In November 2025, India plans to import a record volume of oil from the Russian Federation, the highest in the last five months. This surge is due to Indian oil refining companies securing necessary supplies by November 21, when additional U.S. restrictions on cooperation with Russian oil producers came into effect. The decision was also influenced by new European Union regulations, which state that starting in 2026, petroleum products for the EU market must be produced exclusively from non-Russian oil.
This is reported by Business • Media
Possible Decline in Imports in December
Experts predict that in December, India’s imports of Russian oil may fall to their lowest level in the last three years. The reason is the transition of oil refining companies to alternative suppliers to avoid violating Western sanctions. At the same time, India has managed to find a way to partially maintain supplies – the country’s banks have developed criteria for transactions that do not contradict existing sanctions and do not involve individuals or companies on the so-called “blacklist.” According to the new requirements, transactions involving Russian oil can be conducted in UAE dirhams or Chinese yuan.
Reduction in Hydrocarbon Exports and the Impact of Sanctions
Western sanctions have already affected hydrocarbon exports from Russia. According to S&P Global, in November of this year, supplies of Russian petrochemical raw materials to key Asian countries decreased by 57–80%. In particular, shipments of naphtha to India fell by 57% to 60,000 tons, to China by 73.3% (54,000 tons), and to Taiwan by 79.6% (37,000 tons). It is expected that India will completely cease importing Russian naphtha, and Formosa Petrochemical from Taiwan is also considering the option of abandoning Russian supplies.
Additionally, the number of Greek tankers transporting Russian oil has dropped to a minimum since the onset of the full-scale war between Russia and Ukraine. During the first weeks of November, only three out of 65 shipments of Russian crude oil were transported by vessels owned by Greek operators.
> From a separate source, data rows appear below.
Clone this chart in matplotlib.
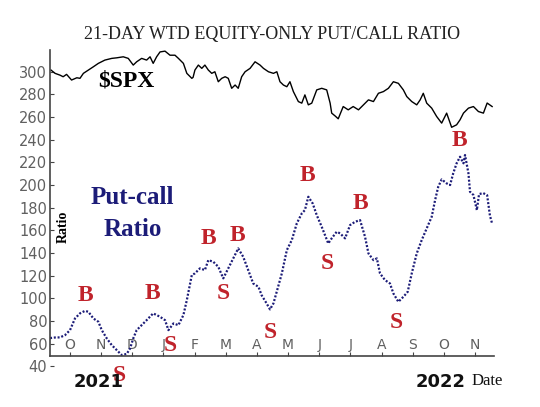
import matplotlib
matplotlib.use("Agg")
import matplotlib.pyplot as plt

# x positions are in months since 1 Oct 2021 (0 = Oct 2021, 12 = Oct 2022)
spx_t = [-0.61, -0.48, -0.32, -0.22, -0.11, 0.05, 0.22, 0.32, 0.43, 0.59, 0.75, 0.91,
         1.12, 1.34, 1.50, 1.71, 1.87, 2.03, 2.14, 2.30, 2.46, 2.57, 2.67, 2.78, 2.89,
         3.05, 3.21, 3.37, 3.48, 3.64, 3.75, 3.91, 3.95, 4.01, 4.12, 4.23, 4.33, 4.44,
         4.55, 4.65, 4.76, 4.87, 4.98, 5.08, 5.19, 5.30, 5.40, 5.51, 5.62, 5.78, 5.94,
         6.10, 6.21, 6.37, 6.53, 6.64, 6.74, 6.85, 6.96, 7.06, 7.17, 7.33, 7.44, 7.54,
         7.65, 7.76, 7.92, 8.08, 8.24, 8.35, 8.40, 8.51, 8.61, 8.77, 8.93, 9.09, 9.26,
         9.42, 9.58, 9.74, 9.90, 10.06, 10.22, 10.38, 10.54, 10.70, 10.81, 10.97, 11.13,
         11.24, 11.34, 11.45, 11.61, 11.77, 11.93, 12.09, 12.25, 12.41, 12.52, 12.63,
         12.79, 12.95, 13.11, 13.27, 13.39, 13.55]
spx_val = [301.5, 298.6, 297.0, 295.6, 297.7, 292.7, 294.7, 294.2, 298.6, 301.5, 304.4, 307.4,
           310.3, 311.8, 312.3, 313.2, 311.8, 305.9, 308.8, 311.8, 310.3, 313.2, 307.4, 313.2, 317.5,
           318.2, 314.6, 314.6, 311.8, 307.4, 298.6, 294.2, 295.0, 301.5, 305.9, 303.0, 305.9, 301.5,
           298.6, 300.0, 291.2, 294.2, 295.6, 294.2, 285.4, 288.3, 285.4, 295.6, 300.0, 303.0, 308.8,
           305.9, 303.0, 300.0, 298.6, 300.0, 291.2, 288.3, 286.8, 291.2, 282.5, 273.7, 272.3, 279.6,
           270.8, 272.3, 284.0, 285.4, 284.0, 272.3, 263.5, 261.0, 258.5, 269.3, 266.4, 269.3, 266.4,
           270.8, 275.2, 273.7, 281.0, 282.5, 285.4, 291.2, 289.8, 284.0, 278.1, 273.7, 270.8,
           275.2, 281.0, 272.3, 267.9, 260.5, 254.7, 263.5, 251.0, 253.2, 257.6, 263.5,
           267.9, 269.3, 264.9, 263.5, 272.4, 269.3]

pc_t = [-0.64, -0.48, -0.32, -0.16, 0.00, 0.16, 0.32, 0.48, 0.59, 0.75, 0.91, 1.02, 1.18,
        1.34, 1.50, 1.66, 1.82, 1.93, 2.03, 2.14, 2.30, 2.46, 2.67, 2.89, 3.05, 3.16, 3.32,
        3.48, 3.64, 3.75, 3.91, 4.01, 4.17, 4.33, 4.44, 4.60, 4.76, 4.92, 5.08, 5.24, 5.40,
        5.56, 5.72, 5.88, 6.05, 6.15, 6.31, 6.42, 6.53, 6.65, 6.80, 6.96, 7.12, 7.28, 7.44,
        7.54, 7.65, 7.79, 7.92, 8.08, 8.29, 8.40, 8.56, 8.67, 8.83, 8.99, 9.15, 9.31, 9.47,
        9.58, 9.74, 9.85, 9.95, 10.11, 10.27, 10.38, 10.54, 10.70, 10.84, 10.97, 11.13,
        11.29, 11.45, 11.61, 11.72, 11.82, 11.93, 12.09, 12.20, 12.30, 12.41, 12.52, 12.63,
        12.68, 12.79, 12.84, 12.95, 13.06, 13.13, 13.26, 13.39, 13.48, 13.55]
pc_val = [65.0, 65.5, 65.6, 67.6, 72.0, 82.3, 86.8, 89.0, 88.2, 82.3, 79.4, 72.0, 64.7,
          58.8, 54.4, 50.0, 51.0, 55.9, 64.7, 72.0, 76.4, 80.8, 86.8, 83.8, 80.8, 72.0, 77.9,
          76.4, 85.3, 98.5, 120.6, 122.1, 126.5, 125.0, 133.8, 132.3, 127.9, 117.7, 126.5, 135.3, 144.1,
          136.7, 125.0, 113.2, 110.2, 102.9, 95.6, 90.3, 95.6, 107.3, 122.1, 142.6, 151.5, 166.2, 175.0,
          177.9, 189.7, 183.8, 173.5, 163.2, 148.5, 153.0, 158.8, 157.4, 153.0, 164.7, 167.6, 169.1, 154.4,
          139.7, 133.8, 135.3, 122.1, 116.2, 113.2, 104.4, 97.0, 101.4, 105.8, 122.1, 139.7,
          151.5, 161.8, 172.0, 186.8, 198.5, 205.0, 201.5, 200.0, 210.3, 219.2, 225.0, 219.2,
          226.5, 210.3, 194.1, 191.2, 177.9, 192.0, 193.0, 191.0, 173.0, 166.0]

signal_text = ["B", "B", "S", "S", "B", "B", "S", "S", "B", "S", "B", "S", "B"]
signal_t = [0.48, 2.66, 1.57, 3.21, 4.43, 5.39, 4.91, 6.42, 7.61, 8.25, 9.31, 10.47, 12.49]
signal_val = [102.9, 104.6, 32.3, 58.8, 153.2, 155.9, 104.6, 70.2, 208.7, 131.1, 184.1, 79.1, 239.7]

month_pos = list(range(14))
month_labels = ["O", "N", "D", "J", "F", "M", "A", "M", "J", "J", "A", "S", "O", "N"]
y_ticks = list(range(40, 301, 20))

W, H = 540, 407
fig = plt.figure(figsize=(W / 100, H / 100), dpi=100)
ax = fig.add_axes([50 / W, (H - 380) / H, 444 / W, 330 / H])
ax.set_xlim(-0.642, 13.61)
ax.set_ylim(28, 319.2)

serif = ["Liberation Serif", "DejaVu Serif"]
navy = "#1c1c78"
red = "#c0232b"
gray = "#606060"

ax.plot(spx_t, spx_val, color="black", lw=1.0)
ax.plot(pc_t, pc_val, color=navy, lw=1.6, linestyle=(0, (0.9, 0.8)))

for s, t, v in zip(signal_text, signal_t, signal_val):
    ax.text(t, v, s, color=red, fontsize=17, fontweight="bold", family=serif,
            ha="center", va="center", zorder=5)

# axes styling
for side in ["top", "right"]:
    ax.spines[side].set_visible(False)
ax.spines["bottom"].set_position(("data", 49))
ax.spines["left"].set_bounds(49, 319.2)
for side in ["left", "bottom"]:
    ax.spines[side].set_color("#444444")
    ax.spines[side].set_linewidth(1.2)

ax.set_yticks(y_ticks)
ax.set_yticklabels([str(v) for v in y_ticks])
ax.tick_params(axis="y", direction="in", length=3, pad=2, labelsize=10.5,
               labelcolor=gray, color="#444444")
ax.set_xticks(month_pos)
ax.set_xticklabels(month_labels)
ax.tick_params(axis="x", direction="in", length=3, pad=-13, labelsize=10,
               labelcolor=gray, color="#444444")

# texts
fig.text(272 / W, 1 - 34 / H, "21-DAY WTD EQUITY-ONLY PUT/CALL RATIO", family=serif,
         fontsize=13, ha="center", va="center", color="#222222")
fig.text(126 / W, 1 - 81 / H, "$SPX", family=serif, fontsize=17, fontweight="bold",
         ha="center", va="center", color="black")
fig.text(132 / W, 1 - 197 / H, "Put-call", family=serif, fontsize=18, fontweight="bold",
         ha="center", va="center", color=navy)
fig.text(133 / W, 1 - 229 / H, "Ratio", family=serif, fontsize=18, fontweight="bold",
         ha="center", va="center", color=navy)
fig.text(63 / W, 1 - 227 / H, "Ratio", family=serif, fontsize=10, fontweight="bold",
         rotation=90, ha="center", va="center", color="black")
fig.text(99 / W, 1 - 382 / H, "2021", family="DejaVu Sans", fontsize=13, fontweight="bold",
         ha="center", va="center", color="#111111", zorder=1)
fig.text(441 / W, 1 - 382 / H, "2022", family="DejaVu Sans", fontsize=13, fontweight="bold",
         ha="center", va="center", color="#111111")
fig.text(487 / W, 1 - 381 / H, "Date", family=serif, fontsize=12,
         ha="center", va="center", color="#111111")

fig.savefig("out.png", dpi=100)
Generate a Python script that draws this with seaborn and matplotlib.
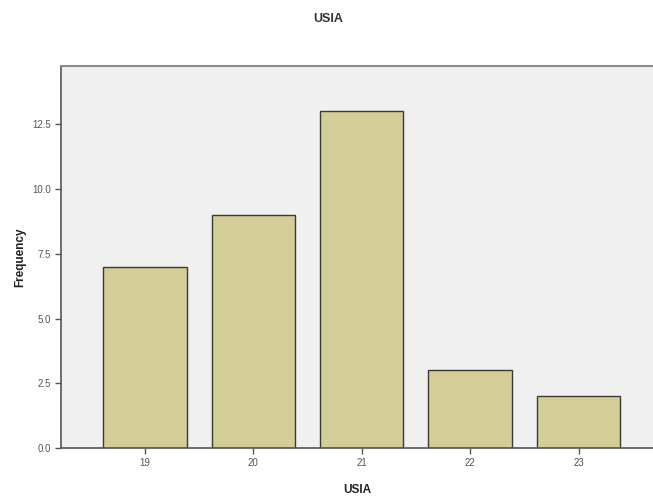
import pandas as pd
import numpy as np
import matplotlib.pyplot as plt
import seaborn as sns

# Data
ages = ['19', '20', '21', '22', '23']
counts = [7, 9, 13, 3, 2]
yticks = [0, 2.5, 5, 7.5, 10, 12.5]

df = pd.DataFrame({'USIA': ages, 'Frequency': counts})

plt.rcParams['font.family'] = ['Liberation Sans', 'DejaVu Sans']

fig = plt.figure(figsize=(6.53, 4.97), dpi=100)
ax = fig.add_axes([61 / 653, 49 / 497, 592 / 653, 382 / 497])
ax.set_facecolor('#F0F0F0')

sns.barplot(data=df, x='USIA', y='Frequency', order=ages, color='#D3CE97',
            saturation=1, width=0.77, edgecolor='#3A3A30', linewidth=1.0, ax=ax)

ax.set_xlim(-0.775, 4.687)
ax.set_ylim(0, 14.75)
ax.set_yticks(yticks)
ax.set_yticklabels([f'{v:.1f}' for v in yticks])

ax.spines['right'].set_visible(False)
ax.spines['top'].set_color('#8C8C8C')
ax.spines['top'].set_linewidth(1.5)
for side in ['left', 'bottom']:
    ax.spines[side].set_color('#555555')
    ax.spines[side].set_linewidth(1.2)

ax.tick_params(axis='both', labelsize=7, colors='#555555', length=4, width=1,
               labelcolor='#555555')

ax.set_xlabel('USIA', fontsize=8.5, fontweight='bold', color='#222222', labelpad=11)
ax.set_ylabel('Frequency', fontsize=8.5, fontweight='bold', color='#222222', labelpad=4)

fig.text(0.502, 0.962, 'USIA', ha='center', va='center', fontsize=9,
         fontweight='bold', color='#333333')

fig.savefig('out.png', dpi=100)
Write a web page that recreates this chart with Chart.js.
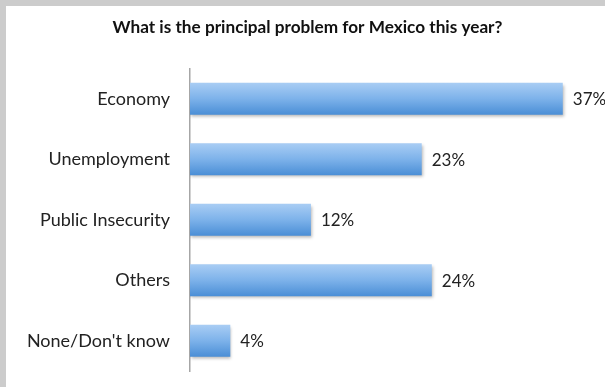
<!DOCTYPE html>
<html>
<head>
<meta charset="utf-8">
<script src="https://cdn.jsdelivr.net/npm/chart.js@4"></script>
<style>
  html, body { margin: 0; padding: 0; }
  body { width: 605px; height: 387px; background: #cccccc; position: relative; overflow: hidden; }
  #wrap { position: absolute; left: 6px; top: 6px; width: 599px; height: 381px; background: #ffffff; }
  canvas { display: block; }
</style>
</head>
<body>
<div id="wrap"><canvas id="c" width="599" height="381"></canvas></div>
<script>
const titleText = "What is the principal problem for Mexico this year?";
const categories = ["Economy", "Unemployment", "Public Insecurity", "Others", "None/Don't know"];
const values = [37, 23, 12, 24, 4];
const valueLabels = ["37%", "23%", "12%", "24%", "4%"];

const BAR_PCT = 0.53;
const FONT = "Lato, 'Open Sans', sans-serif";

function barGradient(ctx) {
  const chart = ctx.chart;
  const ys = chart.scales && chart.scales.y;
  if (!ys || ys.height === undefined || !chart.chartArea) return '#6aa6e4';
  const cy = ys.getPixelForValue(ctx.dataIndex);
  const half = (ys.height / categories.length) * BAR_PCT / 2;
  const g = chart.ctx.createLinearGradient(0, cy - half, 0, cy + half);
  g.addColorStop(0, '#a9cdf4');
  g.addColorStop(0.5, '#7db2ea');
  g.addColorStop(1, '#4a8ed6');
  return g;
}

const shadowPlugin = {
  id: 'barShadow',
  beforeDatasetsDraw(chart) {
    const c = chart.ctx;
    c.save();
    c.shadowColor = 'rgba(0,0,0,0.28)';
    c.shadowBlur = 3;
    c.shadowOffsetX = 1;
    c.shadowOffsetY = 2;
  },
  afterDatasetsDraw(chart) {
    chart.ctx.restore();
  }
};

const valueLabelPlugin = {
  id: 'valueLabels',
  afterDraw(chart) {
    const c = chart.ctx;
    const meta = chart.getDatasetMeta(0);
    c.save();
    c.font = "17px " + FONT;
    c.fillStyle = '#222222';
    c.textAlign = 'left';
    c.textBaseline = 'middle';
    meta.data.forEach((el, i) => {
      c.fillText(valueLabels[i], el.x + 10, el.y + 1);
    });
    c.restore();
  }
};

new Chart(document.getElementById('c'), {
  type: 'bar',
  data: {
    labels: categories,
    datasets: [{
      data: values,
      backgroundColor: barGradient,
      borderWidth: 0,
      barPercentage: BAR_PCT,
      categoryPercentage: 1
    }]
  },
  options: {
    indexAxis: 'y',
    responsive: false,
    animation: false,
    events: [],
    layout: { padding: { left: 16, right: 12, top: 0, bottom: 16 } },
    plugins: {
      legend: { display: false },
      tooltip: { enabled: false },
      title: {
        display: true,
        text: titleText,
        color: '#111111',
        font: { family: FONT, size: 17.2, weight: 'bold' },
        padding: { top: 11, bottom: 30.8 }
      }
    },
    scales: {
      x: {
        display: false,
        min: 0,
        max: 40
      },
      y: {
        afterFit(scale) {
          scale.width = 168;
          scale.paddingTop = 0;
          scale.paddingBottom = 0;
        },
        border: { display: true, color: '#a6a6a6', width: 1.5 },
        grid: { display: false, drawTicks: false },
        ticks: {
          color: '#222222',
          padding: 20,
          font: { family: FONT, size: 18 }
        }
      }
    }
  },
  plugins: [shadowPlugin, valueLabelPlugin]
});
</script>
</body>
</html>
“Thanks to discounts on oil for China, Beijing has managed to save $20 billion during the years of the war between Russia and Ukraine. Last year, Russia accounted for nearly 19% of China’s energy resource imports worth $100 billion and became the largest oil supplier with a share of about 20%. Overall, discounts for India and China could have cost Russian oil producers $33 billion.”
Thus, despite Russia’s attempts to maintain its market share, sanctions and new regulations are gradually limiting the aggressor country’s ability to export oil and petroleum products to Asia.